::: SOURCE EXCERPT

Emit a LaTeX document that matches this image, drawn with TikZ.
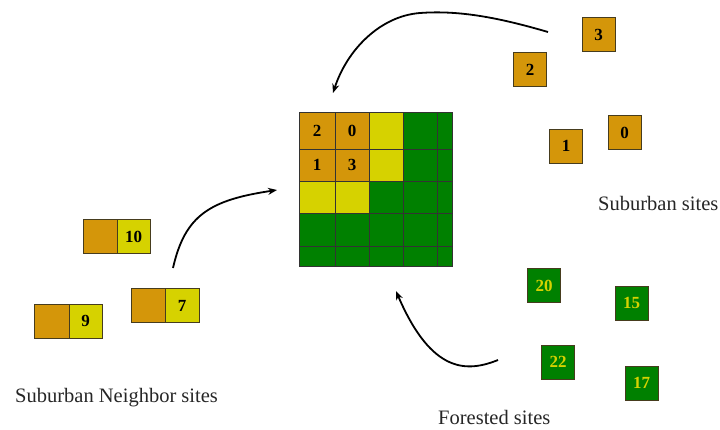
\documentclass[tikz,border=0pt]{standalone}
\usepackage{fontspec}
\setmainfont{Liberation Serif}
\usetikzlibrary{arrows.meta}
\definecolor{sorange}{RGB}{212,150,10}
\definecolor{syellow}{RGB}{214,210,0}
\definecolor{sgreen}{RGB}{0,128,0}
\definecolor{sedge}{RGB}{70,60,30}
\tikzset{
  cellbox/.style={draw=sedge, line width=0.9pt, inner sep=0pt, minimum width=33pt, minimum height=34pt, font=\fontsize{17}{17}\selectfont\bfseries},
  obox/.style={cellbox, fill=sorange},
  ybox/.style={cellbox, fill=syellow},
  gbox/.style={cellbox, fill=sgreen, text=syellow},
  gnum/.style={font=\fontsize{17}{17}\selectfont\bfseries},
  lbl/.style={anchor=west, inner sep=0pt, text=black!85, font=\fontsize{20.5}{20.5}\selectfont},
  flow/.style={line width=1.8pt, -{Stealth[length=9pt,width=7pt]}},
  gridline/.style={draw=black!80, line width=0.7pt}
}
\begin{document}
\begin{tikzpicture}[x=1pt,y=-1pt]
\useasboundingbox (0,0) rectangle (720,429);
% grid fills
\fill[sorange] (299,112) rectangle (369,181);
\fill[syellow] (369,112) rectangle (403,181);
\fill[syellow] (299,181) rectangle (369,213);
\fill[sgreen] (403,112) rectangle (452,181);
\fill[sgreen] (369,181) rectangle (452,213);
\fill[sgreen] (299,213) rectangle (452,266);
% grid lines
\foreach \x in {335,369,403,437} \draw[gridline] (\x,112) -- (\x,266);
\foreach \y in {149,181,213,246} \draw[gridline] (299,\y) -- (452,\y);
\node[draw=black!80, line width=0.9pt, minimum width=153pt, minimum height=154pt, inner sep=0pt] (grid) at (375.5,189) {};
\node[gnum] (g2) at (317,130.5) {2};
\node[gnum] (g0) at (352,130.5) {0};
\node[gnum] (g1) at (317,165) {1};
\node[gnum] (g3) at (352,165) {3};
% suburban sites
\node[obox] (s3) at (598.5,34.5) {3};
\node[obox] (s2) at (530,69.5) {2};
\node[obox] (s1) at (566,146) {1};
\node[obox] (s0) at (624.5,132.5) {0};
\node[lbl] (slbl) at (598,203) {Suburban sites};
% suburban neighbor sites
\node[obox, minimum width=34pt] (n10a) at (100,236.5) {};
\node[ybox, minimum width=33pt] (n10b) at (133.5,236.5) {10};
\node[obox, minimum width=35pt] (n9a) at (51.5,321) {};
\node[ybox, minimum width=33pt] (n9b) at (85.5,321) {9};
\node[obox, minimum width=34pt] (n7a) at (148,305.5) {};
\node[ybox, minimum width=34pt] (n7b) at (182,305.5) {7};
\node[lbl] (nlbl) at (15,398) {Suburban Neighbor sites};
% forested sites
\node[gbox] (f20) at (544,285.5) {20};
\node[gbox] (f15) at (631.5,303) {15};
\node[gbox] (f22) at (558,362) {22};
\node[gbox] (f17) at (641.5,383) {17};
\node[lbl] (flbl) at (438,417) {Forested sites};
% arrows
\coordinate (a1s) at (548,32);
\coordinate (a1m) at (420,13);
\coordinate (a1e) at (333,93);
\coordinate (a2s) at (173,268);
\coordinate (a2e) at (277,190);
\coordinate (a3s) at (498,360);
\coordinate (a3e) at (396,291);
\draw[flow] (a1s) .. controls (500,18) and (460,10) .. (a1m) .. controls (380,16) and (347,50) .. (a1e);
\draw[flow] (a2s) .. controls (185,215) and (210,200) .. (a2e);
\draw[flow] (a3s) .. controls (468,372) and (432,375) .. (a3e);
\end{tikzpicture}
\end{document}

::::::

### STATED EXERCISE
Write out each line of the data exactly; the images should be left out.

### TASK SOLUTION
Emit a LaTeX document that matches this image, drawn with TikZ.
\documentclass[tikz,border=0pt]{standalone}
\usepackage{fontspec}
\setmainfont{Liberation Serif}
\usetikzlibrary{arrows.meta}
\definecolor{sorange}{RGB}{212,150,10}
\definecolor{syellow}{RGB}{214,210,0}
\definecolor{sgreen}{RGB}{0,128,0}
\definecolor{sedge}{RGB}{70,60,30}
\tikzset{
  cellbox/.style={draw=sedge, line width=0.9pt, inner sep=0pt, minimum width=33pt, minimum height=34pt, font=\fontsize{17}{17}\selectfont\bfseries},
  obox/.style={cellbox, fill=sorange},
  ybox/.style={cellbox, fill=syellow},
  gbox/.style={cellbox, fill=sgreen, text=syellow},
  gnum/.style={font=\fontsize{17}{17}\selectfont\bfseries},
  lbl/.style={anchor=west, inner sep=0pt, text=black!85, font=\fontsize{20.5}{20.5}\selectfont},
  flow/.style={line width=1.8pt, -{Stealth[length=9pt,width=7pt]}},
  gridline/.style={draw=black!80, line width=0.7pt}
}
\begin{document}
\begin{tikzpicture}[x=1pt,y=-1pt]
\useasboundingbox (0,0) rectangle (720,429);
% grid fills
\fill[sorange] (299,112) rectangle (369,181);
\fill[syellow] (369,112) rectangle (403,181);
\fill[syellow] (299,181) rectangle (369,213);
\fill[sgreen] (403,112) rectangle (452,181);
\fill[sgreen] (369,181) rectangle (452,213);
\fill[sgreen] (299,213) rectangle (452,266);
% grid lines
\foreach \x in {335,369,403,437} \draw[gridline] (\x,112) -- (\x,266);
\foreach \y in {149,181,213,246} \draw[gridline] (299,\y) -- (452,\y);
\node[draw=black!80, line width=0.9pt, minimum width=153pt, minimum height=154pt, inner sep=0pt] (grid) at (375.5,189) {};
\node[gnum] (g2) at (317,130.5) {2};
\node[gnum] (g0) at (352,130.5) {0};
\node[gnum] (g1) at (317,165) {1};
\node[gnum] (g3) at (352,165) {3};
% suburban sites
\node[obox] (s3) at (598.5,34.5) {3};
\node[obox] (s2) at (530,69.5) {2};
\node[obox] (s1) at (566,146) {1};
\node[obox] (s0) at (624.5,132.5) {0};
\node[lbl] (slbl) at (598,203) {Suburban sites};
% suburban neighbor sites
\node[obox, minimum width=34pt] (n10a) at (100,236.5) {};
\node[ybox, minimum width=33pt] (n10b) at (133.5,236.5) {10};
\node[obox, minimum width=35pt] (n9a) at (51.5,321) {};
\node[ybox, minimum width=33pt] (n9b) at (85.5,321) {9};
\node[obox, minimum width=34pt] (n7a) at (148,305.5) {};
\node[ybox, minimum width=34pt] (n7b) at (182,305.5) {7};
\node[lbl] (nlbl) at (15,398) {Suburban Neighbor sites};
% forested sites
\node[gbox] (f20) at (544,285.5) {20};
\node[gbox] (f15) at (631.5,303) {15};
\node[gbox] (f22) at (558,362) {22};
\node[gbox] (f17) at (641.5,383) {17};
\node[lbl] (flbl) at (438,417) {Forested sites};
% arrows
\coordinate (a1s) at (548,32);
\coordinate (a1m) at (420,13);
\coordinate (a1e) at (333,93);
\coordinate (a2s) at (173,268);
\coordinate (a2e) at (277,190);
\coordinate (a3s) at (498,360);
\coordinate (a3e) at (396,291);
\draw[flow] (a1s) .. controls (500,18) and (460,10) .. (a1m) .. controls (380,16) and (347,50) .. (a1e);
\draw[flow] (a2s) .. controls (185,215) and (210,200) .. (a2e);
\draw[flow] (a3s) .. controls (468,372) and (432,375) .. (a3e);
\end{tikzpicture}
\end{document}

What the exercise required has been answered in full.